I’m grateful to all of the scientists at CDC who are resisting this pressure, but it must be hard for them to continue doing their work as usual once they know that a political appointee will be reading all their articles and objecting to accurate statements that don’t accord with the administration’s falsely rosy picture. Even if Caputo, Alexander, and other members of their team don’t succeed in winning many changes to the final versions of the articles, self-censorship is a very real threat.

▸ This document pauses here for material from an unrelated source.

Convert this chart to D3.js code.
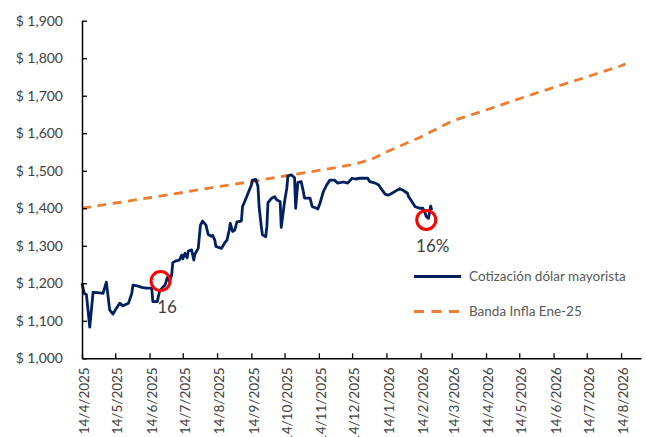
<!DOCTYPE html>
<html><head><meta charset="utf-8">
<script src="https://cdn.jsdelivr.net/npm/d3@7"></script>
<style>
html,body{margin:0;padding:0;background:#fff;}
svg{display:block;font-family:Lato,"Open Sans",sans-serif;}
</style></head>
<body><svg id="c" width="647" height="437"></svg>
<script>
// ---- data ----
const dolarDates = ["2025-04-14","2025-04-16","2025-04-18","2025-04-21","2025-04-24","2025-04-28","2025-05-03","2025-05-06","2025-05-09","2025-05-12","2025-05-15","2025-05-18","2025-05-21","2025-05-23","2025-05-26","2025-05-29","2025-05-30","2025-06-03","2025-06-07","2025-06-11","2025-06-16","2025-06-17","2025-06-21","2025-06-23","2025-06-26","2025-06-28","2025-06-30","2025-07-02","2025-07-04","2025-07-05","2025-07-08","2025-07-11","2025-07-13","2025-07-14","2025-07-16","2025-07-18","2025-07-19","2025-07-22","2025-07-24","2025-07-25","2025-07-28","2025-07-30","2025-08-01","2025-08-04","2025-08-06","2025-08-09","2025-08-10","2025-08-12","2025-08-13","2025-08-18","2025-08-21","2025-08-23","2025-08-25","2025-08-26","2025-08-28","2025-08-30","2025-09-01","2025-09-05","2025-09-06","2025-09-08","2025-09-11","2025-09-14","2025-09-15","2025-09-18","2025-09-20","2025-09-21","2025-09-23","2025-09-24","2025-09-27","2025-09-28","2025-09-29","2025-10-02","2025-10-05","2025-10-07","2025-10-10","2025-10-11","2025-10-14","2025-10-16","2025-10-17","2025-10-20","2025-10-23","2025-10-24","2025-10-26","2025-10-29","2025-10-31","2025-11-01","2025-11-06","2025-11-08","2025-11-12","2025-11-13","2025-11-15","2025-11-18","2025-11-21","2025-11-24","2025-11-28","2025-12-01","2025-12-06","2025-12-10","2025-12-14","2025-12-17","2025-12-21","2025-12-28","2025-12-30","2026-01-04","2026-01-07","2026-01-10","2026-01-13","2026-01-16","2026-01-19","2026-01-23","2026-01-26","2026-01-29","2026-02-02","2026-02-03","2026-02-06","2026-02-09","2026-02-13","2026-02-16","2026-02-18","2026-02-19","2026-02-21","2026-02-23","2026-02-24"];
const dolarValues = [1200,1173,1170,1083,1176,1175,1173,1203,1129,1118,1133,1147,1140,1143,1147,1173,1195,1193,1189,1187,1187,1151,1151,1178,1190,1195,1215,1205,1222,1255,1260,1262,1275,1265,1280,1268,1286,1289,1262,1278,1293,1355,1366,1355,1330,1325,1328,1315,1298,1293,1308,1315,1342,1360,1338,1342,1364,1366,1404,1418,1440,1462,1475,1477,1458,1404,1351,1329,1324,1351,1415,1426,1431,1422,1418,1349,1418,1453,1486,1489,1482,1400,1469,1471,1444,1427,1427,1404,1400,1398,1413,1444,1462,1475,1475,1467,1470,1467,1480,1478,1480,1480,1471,1467,1462,1449,1437,1435,1440,1447,1452,1448,1440,1431,1418,1404,1400,1400,1387,1378,1373,1406,1395];

const bandaDates = ["2025-04-14","2025-05-14","2025-06-14","2025-07-14","2025-08-14","2025-09-14","2025-10-14","2025-11-14","2025-12-14","2025-12-31","2026-01-14","2026-02-14","2026-03-14","2026-04-14","2026-05-14","2026-06-14","2026-07-14","2026-08-14","2026-08-18"];
const bandaValues = [1400,1414,1428,1442,1457,1471,1486,1501,1516,1530,1550,1590,1632,1662,1692,1722,1750,1780,1785];

const xTickLabels = ["14/4/2025","14/5/2025","14/6/2025","14/7/2025","14/8/2025","14/9/2025","14/10/2025","14/11/2025","14/12/2025","14/1/2026","14/2/2026","14/3/2026","14/4/2026","14/5/2026","14/6/2026","14/7/2026","14/8/2026"];
const yTicks = [1000,1100,1200,1300,1400,1500,1600,1700,1800,1900];
const xDomain = ["2025-04-14","2026-09-01"];

const seriesNames = ["Cotización dólar mayorista","Banda Infla Ene-25"];
const annotDates = ["2025-06-24","2026-02-19"];
const annotValues = [1206,1369];
const annotLabels = ["16","16%"];

// ---- chart ----
const pIso = d3.timeParse("%Y-%m-%d");
const pTick = d3.timeParse("%d/%m/%Y");
const svg = d3.select("#c");
const x = d3.scaleTime().domain(xDomain.map(pIso)).range([82, 641]);
const y = d3.scaleLinear().domain([1000, 1900]).range([358.3, 20.7]);

const blue = "#002060", orange = "#ED7D31";

const dolar = dolarDates.map((d,i)=>({d:pIso(d), v:dolarValues[i]}));
const banda = bandaDates.map((d,i)=>({d:pIso(d), v:bandaValues[i]}));
const line = d3.line().x(p=>x(p.d)).y(p=>y(p.v));

svg.append("path").datum(banda).attr("d", line)
  .attr("fill","none").attr("stroke",orange).attr("stroke-width",2.8)
  .attr("stroke-dasharray","9,6.5");
svg.append("path").datum(dolar).attr("d", line)
  .attr("fill","none").attr("stroke",blue).attr("stroke-width",2.8)
  .attr("stroke-linejoin","round");

// axes
const yAxis = d3.axisLeft(y).tickValues(yTicks).tickSizeInner(-5).tickSizeOuter(0).tickPadding(19)
  .tickFormat(v=>"$ " + d3.format(",")(v));
const gy = svg.append("g").attr("transform","translate(82,0)").call(yAxis);
gy.selectAll("text").attr("font-size",14).attr("fill","#404040").attr("font-family","Lato");

const xAxis = d3.axisBottom(x).tickValues(xTickLabels.map(pTick)).tickSizeInner(-5).tickSizeOuter(0)
  .tickFormat((d,i)=>xTickLabels[i]);
const gx = svg.append("g").attr("transform","translate(0,358.3)").call(xAxis);
gx.selectAll("text").attr("transform","rotate(-90)").attr("text-anchor","end")
  .attr("x",-9).attr("y",2).attr("dy","0.35em")
  .attr("font-size",13.5).attr("fill","#404040").attr("font-family","Lato");

[gx, gy].forEach(g=>{
  g.select(".domain").attr("stroke","#000").attr("stroke-width",1.5);
  g.selectAll(".tick line").attr("stroke","#000").attr("stroke-width",1.3);
});

// annotations
annotDates.forEach((d,i)=>{
  const cx = x(pIso(d)), cy = y(annotValues[i]);
  svg.append("circle").attr("cx",cx).attr("cy",cy).attr("r",9.5)
    .attr("fill","none").attr("stroke","#FF0000").attr("stroke-width",3);
  svg.append("text").attr("x",cx+6.5).attr("y",cy+32).attr("text-anchor","middle")
    .attr("font-size",17).attr("fill","#404040").text(annotLabels[i]);
});

// legend
const lg = svg.append("g");
[blue, orange].forEach((c,i)=>{
  const ly = 276.5 + i*35;
  lg.append("line").attr("x1",414).attr("x2",461).attr("y1",ly).attr("y2",ly)
    .attr("stroke",c).attr("stroke-width",2.8)
    .attr("stroke-dasharray", i===1 ? "10,7.5" : null);
  lg.append("text").attr("x",469).attr("y",ly).attr("dy","0.35em")
    .attr("font-size",13.5).attr("fill","#595959").text(seriesNames[i]);
});
</script></body></html>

MMWR has been publishing crucial information about COVID, including reports on disparities in COVID-19 incidence; multisystem inflammatory syndrome in children; the disease’s spread among healthcare workers, meat and poultry processing workers, pregnant women, people in homeless shelters, and people in correctional and detention facilities; and cases associated with specific occurrences where spread was well or poorly controlled, such as a Washington choir practice, a Maryland nursing home, Rhode Island child care facilities, and overnight camps in Georgia and Maine. It provides timely information about how the disease manifests, how it spreads, and what kinds of actions can help control it.

Restoring scientific integrity

If we’re going to address COVID-19 and other public health threats effectively, we must be able to trust federal agencies’ publications, including MMWR. One important step toward enabling such trust is passing the Scientific Integrity Act, which states that federal employees or contractors involved with scientific activities may not “suppress, alter, interfere with, or otherwise impede the timely release and communication of, scientific or technical findings.” Representative Paul Tonko (D-New York) and Senator Brian Schatz (D-Hawaii) introduced the bill in 2019; the House Committee on Science, Space, and Technology passed it on a bipartisan basis; and the House passed it as part of the HEROES Act (which the Senate has failed to consider for nearly four months now). Of course, political appointees who respect science are also essential.

A recent KFF tracking poll found declining public trust in CDC, and that poll happened before this latest revelation. If we want local governments, healthcare providers, and individuals to follow public health guidance on measures from masks to vaccines, we must restore that trust.